» WRITTEN TASK: Take the lines from the head of the listing through the one bearing "return t, v" and copy them exactly, leaving every picture out.

» MATERIAL:

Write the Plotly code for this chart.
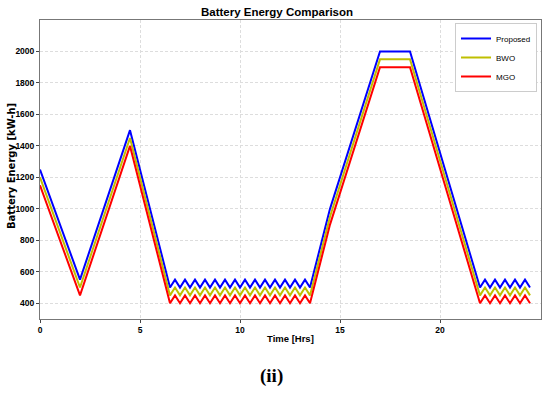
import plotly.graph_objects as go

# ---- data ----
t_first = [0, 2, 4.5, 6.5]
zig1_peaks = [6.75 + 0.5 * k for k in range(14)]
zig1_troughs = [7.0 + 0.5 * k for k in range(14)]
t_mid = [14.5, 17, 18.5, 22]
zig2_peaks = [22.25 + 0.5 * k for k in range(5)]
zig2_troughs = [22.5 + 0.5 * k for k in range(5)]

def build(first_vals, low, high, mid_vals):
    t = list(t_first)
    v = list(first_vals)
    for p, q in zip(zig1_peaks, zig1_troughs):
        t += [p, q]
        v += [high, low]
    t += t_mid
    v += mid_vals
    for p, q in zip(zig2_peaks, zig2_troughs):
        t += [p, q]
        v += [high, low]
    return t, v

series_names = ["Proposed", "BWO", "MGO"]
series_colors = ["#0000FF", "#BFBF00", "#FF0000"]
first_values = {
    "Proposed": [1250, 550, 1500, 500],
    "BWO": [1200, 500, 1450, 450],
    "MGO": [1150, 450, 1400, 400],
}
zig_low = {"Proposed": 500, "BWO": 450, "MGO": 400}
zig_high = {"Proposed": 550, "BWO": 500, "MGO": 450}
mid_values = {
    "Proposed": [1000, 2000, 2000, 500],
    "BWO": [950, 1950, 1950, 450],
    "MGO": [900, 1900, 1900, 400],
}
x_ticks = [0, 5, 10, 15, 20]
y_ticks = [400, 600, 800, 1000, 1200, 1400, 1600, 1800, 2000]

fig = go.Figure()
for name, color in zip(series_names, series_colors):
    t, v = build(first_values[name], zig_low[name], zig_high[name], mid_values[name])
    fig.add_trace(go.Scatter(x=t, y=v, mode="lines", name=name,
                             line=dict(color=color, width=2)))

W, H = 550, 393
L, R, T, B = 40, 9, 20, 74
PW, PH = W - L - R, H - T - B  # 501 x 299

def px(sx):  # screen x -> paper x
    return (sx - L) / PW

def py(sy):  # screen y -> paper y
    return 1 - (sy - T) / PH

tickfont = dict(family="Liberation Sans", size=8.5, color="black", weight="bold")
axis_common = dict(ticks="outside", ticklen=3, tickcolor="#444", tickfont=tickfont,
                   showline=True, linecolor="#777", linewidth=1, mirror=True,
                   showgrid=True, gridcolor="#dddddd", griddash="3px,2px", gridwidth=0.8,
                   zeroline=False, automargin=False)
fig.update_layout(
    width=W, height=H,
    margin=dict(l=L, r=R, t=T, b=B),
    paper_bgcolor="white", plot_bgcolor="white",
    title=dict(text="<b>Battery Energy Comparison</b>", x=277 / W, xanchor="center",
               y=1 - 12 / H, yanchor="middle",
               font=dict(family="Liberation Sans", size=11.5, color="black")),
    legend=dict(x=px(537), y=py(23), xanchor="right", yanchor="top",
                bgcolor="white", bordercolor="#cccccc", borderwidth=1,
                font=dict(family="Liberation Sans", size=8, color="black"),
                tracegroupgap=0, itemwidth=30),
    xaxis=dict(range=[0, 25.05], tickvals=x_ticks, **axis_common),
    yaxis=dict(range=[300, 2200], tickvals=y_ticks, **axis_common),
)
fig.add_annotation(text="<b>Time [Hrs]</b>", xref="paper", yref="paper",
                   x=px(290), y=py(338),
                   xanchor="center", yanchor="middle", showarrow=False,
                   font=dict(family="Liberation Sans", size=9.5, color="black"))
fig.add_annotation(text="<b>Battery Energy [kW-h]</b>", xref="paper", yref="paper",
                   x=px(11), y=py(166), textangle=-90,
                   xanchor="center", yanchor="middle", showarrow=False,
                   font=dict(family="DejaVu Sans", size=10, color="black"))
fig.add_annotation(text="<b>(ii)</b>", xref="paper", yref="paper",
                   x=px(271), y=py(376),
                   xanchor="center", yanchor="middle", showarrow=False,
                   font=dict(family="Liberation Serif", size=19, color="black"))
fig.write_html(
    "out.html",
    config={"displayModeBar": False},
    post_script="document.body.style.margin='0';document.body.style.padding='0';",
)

» RESPONSE TO THIS EXERCISE:
Write the Plotly code for this chart.
import plotly.graph_objects as go

# ---- data ----
t_first = [0, 2, 4.5, 6.5]
zig1_peaks = [6.75 + 0.5 * k for k in range(14)]
zig1_troughs = [7.0 + 0.5 * k for k in range(14)]
t_mid = [14.5, 17, 18.5, 22]
zig2_peaks = [22.25 + 0.5 * k for k in range(5)]
zig2_troughs = [22.5 + 0.5 * k for k in range(5)]

def build(first_vals, low, high, mid_vals):
    t = list(t_first)
    v = list(first_vals)
    for p, q in zip(zig1_peaks, zig1_troughs):
        t += [p, q]
        v += [high, low]
    t += t_mid
    v += mid_vals
    for p, q in zip(zig2_peaks, zig2_troughs):
        t += [p, q]
        v += [high, low]
    return t, v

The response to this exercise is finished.